U.S. crude stocks surged 7.31 million barrels last week as imports jumped, government statistics showed on Wednesday, while the nation’s gasoline and distillate stocks including diesel gained for the fifth and ninth consecutive weeks respectively.
Wall Street slipped on Wednesday and Asian shares slid early on Thursday after new orders for long-lasting manufactured goods posted their largest decline since August, a fresh sign the U.S. economy slowed in the second quarter.
“The crude market has shown the economy is not absorbing the supply, nor is the motivation there for refiners to process those supplies,” said Jonathan Barratt, managing director at Commodity Broking Services in Sydney. “The numbers in America are not that good.”
U.S. crude for September advanced 13 cents to $77.12 a barrel at 3:27 a.m. ET, after dropping close to 0.7 percent on Wednesday, having touched $79.69 a day earlier, the highest price in almost 12 weeks. ICE Brent gained 24 cents to $76.30.

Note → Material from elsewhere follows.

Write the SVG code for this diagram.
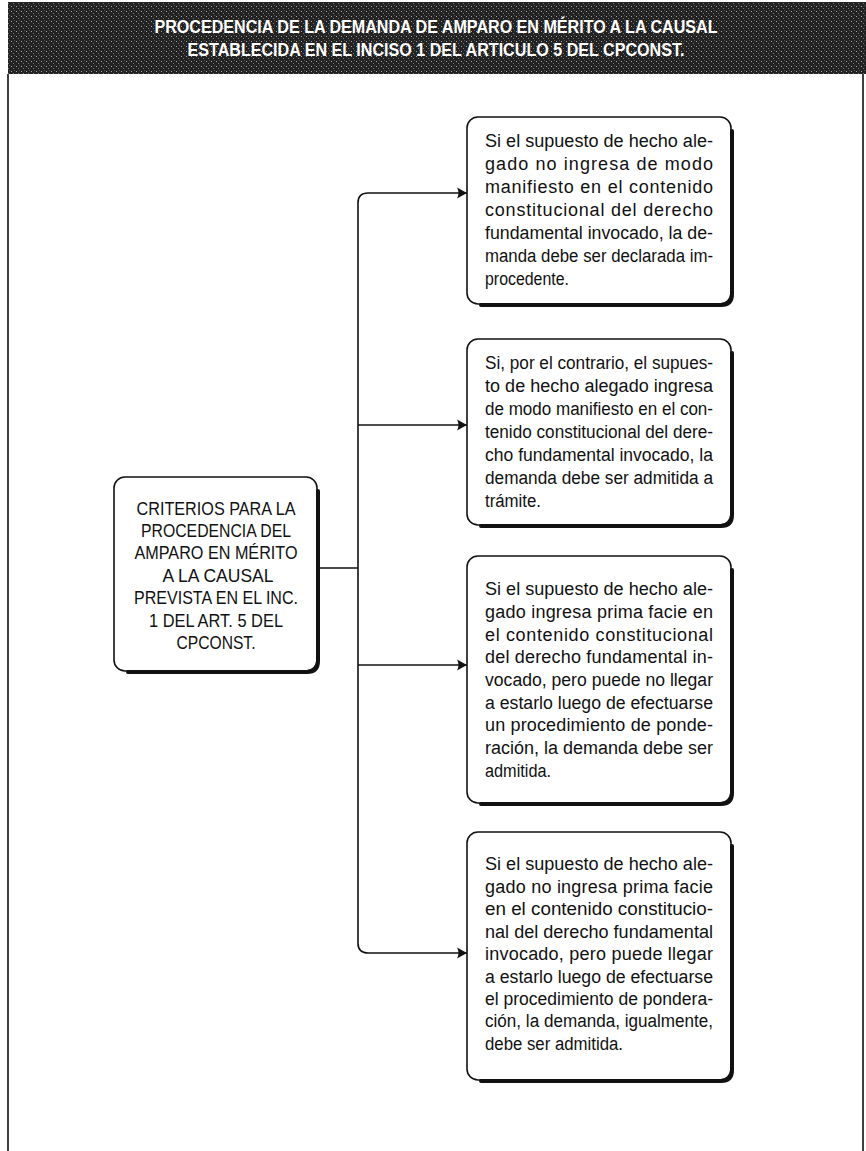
<svg xmlns="http://www.w3.org/2000/svg" width="866" height="1151" viewBox="0 0 866 1151">
<defs>
<pattern id="speckle" width="5" height="5" patternUnits="userSpaceOnUse">
<rect width="5" height="5" fill="#222"/>
<rect x="1" y="1" width="1" height="1" fill="#a8a8a8"/>
<rect x="3" y="3" width="1" height="1" fill="#777"/>
<rect x="4" y="0" width="1" height="1" fill="#555"/>
</pattern>
<marker id="arr" markerUnits="userSpaceOnUse" markerWidth="12" markerHeight="14" refX="10" refY="7" orient="auto">
<path d="M0,1.5 Q3,7 0,12.5 L10,7 Z" fill="#111"/>
</marker>
</defs>
<style>
.frame{fill:none;stroke:#111;stroke-width:1.6}
.box{fill:#fff;stroke:#111;stroke-width:1.6}
.shadow{fill:none;stroke:#111;stroke-width:4;stroke-linecap:round}
.conn{fill:none;stroke:#111;stroke-width:1.6}
.title{font-family:"Liberation Sans",Arial,sans-serif;font-size:18px;font-weight:bold;fill:#fff;text-anchor:middle}
.node{font-family:"Liberation Sans",Arial,sans-serif;font-size:18px;fill:#111;text-anchor:middle}
.body{font-family:"Liberation Sans",Arial,sans-serif;font-size:18px;fill:#111}
</style>
<rect width="866" height="1151" fill="#fff"/>
<g id="header">
<rect x="8" y="2" width="858" height="72" fill="url(#speckle)"/>
<text class="title" x="436" y="33" textLength="563" lengthAdjust="spacingAndGlyphs">PROCEDENCIA DE LA DEMANDA DE AMPARO EN MÉRITO A LA CAUSAL</text>
<text class="title" x="436" y="56" textLength="497" lengthAdjust="spacingAndGlyphs">ESTABLECIDA EN EL INCISO 1 DEL ARTICULO 5 DEL CPCONST.</text>
</g>
<g id="frame">
<path class="frame" d="M8,74 V1151 M863,74 V1151"/>
</g>
<g id="connectors">
<path class="conn" d="M318,568 H358"/>
<path class="conn" d="M358,568 V203 Q358,193 368,193 H467" marker-end="url(#arr)"/>
<path class="conn" d="M358,425 H467" marker-end="url(#arr)"/>
<path class="conn" d="M358,665 H467" marker-end="url(#arr)"/>
<path class="conn" d="M358,568 V943 Q358,953 368,953 H467" marker-end="url(#arr)"/>
</g>
<g id="node-criterios">
<rect class="box" x="114" y="477" width="203" height="194" rx="11"/>
<path class="shadow" d="M318,491 V661 Q318,672 307,672 H128"/>
<text class="node" x="216" y="515" textLength="159" lengthAdjust="spacingAndGlyphs">CRITERIOS PARA LA</text>
<text class="node" x="216" y="537" textLength="150" lengthAdjust="spacingAndGlyphs">PROCEDENCIA DEL</text>
<text class="node" x="216" y="559" textLength="163" lengthAdjust="spacingAndGlyphs">AMPARO EN MÉRITO</text>
<text class="node" x="218" y="582" textLength="111" lengthAdjust="spacingAndGlyphs">A LA CAUSAL</text>
<text class="node" x="216" y="604" textLength="164" lengthAdjust="spacingAndGlyphs">PREVISTA EN EL INC.</text>
<text class="node" x="216" y="627" textLength="134" lengthAdjust="spacingAndGlyphs">1 DEL ART. 5 DEL</text>
<text class="node" x="216" y="649" textLength="79" lengthAdjust="spacingAndGlyphs">CPCONST.</text>
</g>
<g id="node-1">
<rect class="box" x="467" y="117" width="264" height="187" rx="11"/>
<path class="shadow" d="M732,131 V294 Q732,305 721,305 H481"/>
<text class="body" x="485" y="147" textLength="228" lengthAdjust="spacingAndGlyphs">Si el supuesto de hecho ale-</text>
<text class="body" x="485" y="170" textLength="228" lengthAdjust="spacing">gado no ingresa de modo</text>
<text class="body" x="485" y="193" textLength="228" lengthAdjust="spacing">manifiesto en el contenido</text>
<text class="body" x="485" y="216" textLength="228" lengthAdjust="spacing">constitucional del derecho</text>
<text class="body" x="485" y="239" textLength="228" lengthAdjust="spacingAndGlyphs">fundamental invocado, la de-</text>
<text class="body" x="485" y="262" textLength="228" lengthAdjust="spacingAndGlyphs">manda debe ser declarada im-</text>
<text class="body" x="485" y="285" textLength="84" lengthAdjust="spacingAndGlyphs">procedente.</text>
</g>
<g id="node-2">
<rect class="box" x="467" y="339" width="264" height="186" rx="11"/>
<path class="shadow" d="M732,353 V515 Q732,526 721,526 H481"/>
<text class="body" x="485" y="369" textLength="228" lengthAdjust="spacingAndGlyphs">Si, por el contrario, el supues-</text>
<text class="body" x="485" y="392" textLength="228" lengthAdjust="spacing">to de hecho alegado ingresa</text>
<text class="body" x="485" y="415" textLength="228" lengthAdjust="spacingAndGlyphs">de modo manifiesto en el con-</text>
<text class="body" x="485" y="438" textLength="228" lengthAdjust="spacingAndGlyphs">tenido constitucional del dere-</text>
<text class="body" x="485" y="461" textLength="228" lengthAdjust="spacingAndGlyphs">cho fundamental invocado, la</text>
<text class="body" x="485" y="484" textLength="228" lengthAdjust="spacingAndGlyphs">demanda debe ser admitida a</text>
<text class="body" x="485" y="507" textLength="56" lengthAdjust="spacingAndGlyphs">trámite.</text>
</g>
<g id="node-3">
<rect class="box" x="467" y="556" width="264" height="247" rx="11"/>
<path class="shadow" d="M732,570 V793 Q732,804 721,804 H481"/>
<text class="body" x="485" y="595" textLength="228" lengthAdjust="spacingAndGlyphs">Si el supuesto de hecho ale-</text>
<text class="body" x="485" y="618" textLength="228" lengthAdjust="spacing">gado ingresa prima facie en</text>
<text class="body" x="485" y="641" textLength="228" lengthAdjust="spacing">el contenido constitucional</text>
<text class="body" x="485" y="663" textLength="228" lengthAdjust="spacing">del derecho fundamental in-</text>
<text class="body" x="485" y="686" textLength="228" lengthAdjust="spacingAndGlyphs">vocado, pero puede no llegar</text>
<text class="body" x="485" y="709" textLength="228" lengthAdjust="spacingAndGlyphs">a estarlo luego de efectuarse</text>
<text class="body" x="485" y="731" textLength="228" lengthAdjust="spacing">un procedimiento de ponde-</text>
<text class="body" x="485" y="754" textLength="228" lengthAdjust="spacingAndGlyphs">ración, la demanda debe ser</text>
<text class="body" x="485" y="777" textLength="66" lengthAdjust="spacingAndGlyphs">admitida.</text>
</g>
<g id="node-4">
<rect class="box" x="467" y="832" width="264" height="248" rx="11"/>
<path class="shadow" d="M732,846 V1070 Q732,1081 721,1081 H481"/>
<text class="body" x="485" y="870" textLength="228" lengthAdjust="spacingAndGlyphs">Si el supuesto de hecho ale-</text>
<text class="body" x="485" y="893" textLength="228" lengthAdjust="spacing">gado no ingresa prima facie</text>
<text class="body" x="485" y="915" textLength="228" lengthAdjust="spacingAndGlyphs">en el contenido constitucio-</text>
<text class="body" x="485" y="938" textLength="228" lengthAdjust="spacingAndGlyphs">nal del derecho fundamental</text>
<text class="body" x="485" y="960" textLength="228" lengthAdjust="spacing">invocado, pero puede llegar</text>
<text class="body" x="485" y="983" textLength="228" lengthAdjust="spacingAndGlyphs">a estarlo luego de efectuarse</text>
<text class="body" x="485" y="1005" textLength="228" lengthAdjust="spacingAndGlyphs">el procedimiento de pondera-</text>
<text class="body" x="485" y="1027" textLength="228" lengthAdjust="spacingAndGlyphs">ción, la demanda, igualmente,</text>
<text class="body" x="485" y="1050" textLength="138" lengthAdjust="spacingAndGlyphs">debe ser admitida.</text>
</g>
</svg>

“We have tested $80 twice and failed. Now we are going to test lower into the range again,” Barratt said, referring to the $70-$80 range within which oil has traded for nearly two months.
The Organization of the Petroleum Exporting Countries (OPEC) has for the past year and a half expressed a preference for oil to remain stable around $75 a barrel, saying that price encourages investment to sustain and increase production capacity and does not threaten the economic recovery.

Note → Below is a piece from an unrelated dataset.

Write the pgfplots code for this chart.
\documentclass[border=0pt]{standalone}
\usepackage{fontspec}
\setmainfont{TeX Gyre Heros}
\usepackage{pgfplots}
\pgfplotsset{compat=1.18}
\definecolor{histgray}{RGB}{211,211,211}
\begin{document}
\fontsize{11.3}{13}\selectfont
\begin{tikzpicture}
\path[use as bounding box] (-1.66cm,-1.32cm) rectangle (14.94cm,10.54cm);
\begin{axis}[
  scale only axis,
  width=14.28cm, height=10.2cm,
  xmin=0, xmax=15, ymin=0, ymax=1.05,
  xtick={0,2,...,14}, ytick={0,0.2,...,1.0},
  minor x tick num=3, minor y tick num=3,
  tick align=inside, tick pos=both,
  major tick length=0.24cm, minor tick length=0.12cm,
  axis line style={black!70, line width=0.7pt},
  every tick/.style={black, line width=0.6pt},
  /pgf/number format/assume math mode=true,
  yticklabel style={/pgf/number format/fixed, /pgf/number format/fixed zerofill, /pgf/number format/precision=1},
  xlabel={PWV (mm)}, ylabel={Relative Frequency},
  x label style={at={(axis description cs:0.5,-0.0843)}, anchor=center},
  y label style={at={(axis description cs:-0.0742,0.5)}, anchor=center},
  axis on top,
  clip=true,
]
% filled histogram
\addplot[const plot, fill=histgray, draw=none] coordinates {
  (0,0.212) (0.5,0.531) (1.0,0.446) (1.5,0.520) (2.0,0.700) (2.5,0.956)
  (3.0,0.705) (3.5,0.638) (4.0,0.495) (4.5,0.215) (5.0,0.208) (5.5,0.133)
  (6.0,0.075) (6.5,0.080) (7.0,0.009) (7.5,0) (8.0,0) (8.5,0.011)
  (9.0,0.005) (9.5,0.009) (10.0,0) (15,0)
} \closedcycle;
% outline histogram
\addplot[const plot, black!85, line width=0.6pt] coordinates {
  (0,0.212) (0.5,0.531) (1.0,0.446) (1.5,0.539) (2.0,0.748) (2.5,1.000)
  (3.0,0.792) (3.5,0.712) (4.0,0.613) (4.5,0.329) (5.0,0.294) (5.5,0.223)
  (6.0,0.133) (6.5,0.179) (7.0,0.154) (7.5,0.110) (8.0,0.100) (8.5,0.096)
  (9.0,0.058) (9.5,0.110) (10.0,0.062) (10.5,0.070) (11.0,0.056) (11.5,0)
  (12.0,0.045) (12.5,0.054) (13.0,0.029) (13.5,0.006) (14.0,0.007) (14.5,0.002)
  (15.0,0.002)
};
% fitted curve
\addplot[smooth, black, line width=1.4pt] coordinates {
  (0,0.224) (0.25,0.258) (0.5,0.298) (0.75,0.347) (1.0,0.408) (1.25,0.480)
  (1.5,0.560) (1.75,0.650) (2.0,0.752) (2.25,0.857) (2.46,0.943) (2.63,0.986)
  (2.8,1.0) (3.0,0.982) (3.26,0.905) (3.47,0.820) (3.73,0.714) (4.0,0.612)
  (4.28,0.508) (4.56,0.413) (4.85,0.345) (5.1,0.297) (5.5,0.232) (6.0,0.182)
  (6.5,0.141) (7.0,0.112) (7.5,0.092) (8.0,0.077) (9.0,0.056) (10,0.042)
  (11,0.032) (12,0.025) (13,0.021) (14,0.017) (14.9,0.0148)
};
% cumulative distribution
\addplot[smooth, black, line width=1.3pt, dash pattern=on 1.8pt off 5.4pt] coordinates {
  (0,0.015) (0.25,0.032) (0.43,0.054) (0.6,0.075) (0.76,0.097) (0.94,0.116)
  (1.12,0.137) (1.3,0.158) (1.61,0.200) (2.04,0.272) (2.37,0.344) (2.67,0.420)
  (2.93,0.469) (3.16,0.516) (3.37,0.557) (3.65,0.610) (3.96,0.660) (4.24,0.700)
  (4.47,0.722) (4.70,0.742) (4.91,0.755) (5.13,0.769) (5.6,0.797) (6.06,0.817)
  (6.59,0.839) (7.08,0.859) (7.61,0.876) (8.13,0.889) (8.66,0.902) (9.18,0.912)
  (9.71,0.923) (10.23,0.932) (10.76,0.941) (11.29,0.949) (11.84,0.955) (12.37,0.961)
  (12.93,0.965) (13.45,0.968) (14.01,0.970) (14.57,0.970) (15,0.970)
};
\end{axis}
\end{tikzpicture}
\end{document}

“In a crisis situation you need stability,” Barratt said. “Crude is very stable. This suggests to me that the forces of supply and demand are at ease with each other.”
Oil analysts including Michael Wittner from Societe Generale pointed out that total U.S. product demand growth was robust at 3.4 percent over the past four weeks from a year earlier, according to EIA figures.
But supply accumulation is outpacing consumption at a time when the U.S. economy is recovering from the most severe recession of the post-war era.
The U.S. economy kept growing overall in recent weeks, but unevenly and it actually slowed in a few regions as housing markets softened after the end of a popular tax break, the Federal Reserve said on Wednesday.
Last week’s gain in U.S. crude stockpiles was the biggest since October 2008, according to statistics from the U.S. Energy Information Administration, which published Wednesday’s inventory report. U.S. weekly crude imports reached 11.12 million barrels last week, the highest level since August 2006.
Many analysts had expected total crude stocks to be lower on disruptions from Tropical Storm Bonnie as it approached the Gulf of Mexico last week. But Bonnie dissipated at the weekend, without damaging regional energy infrastructure, although some oil production was interrupted late in the week.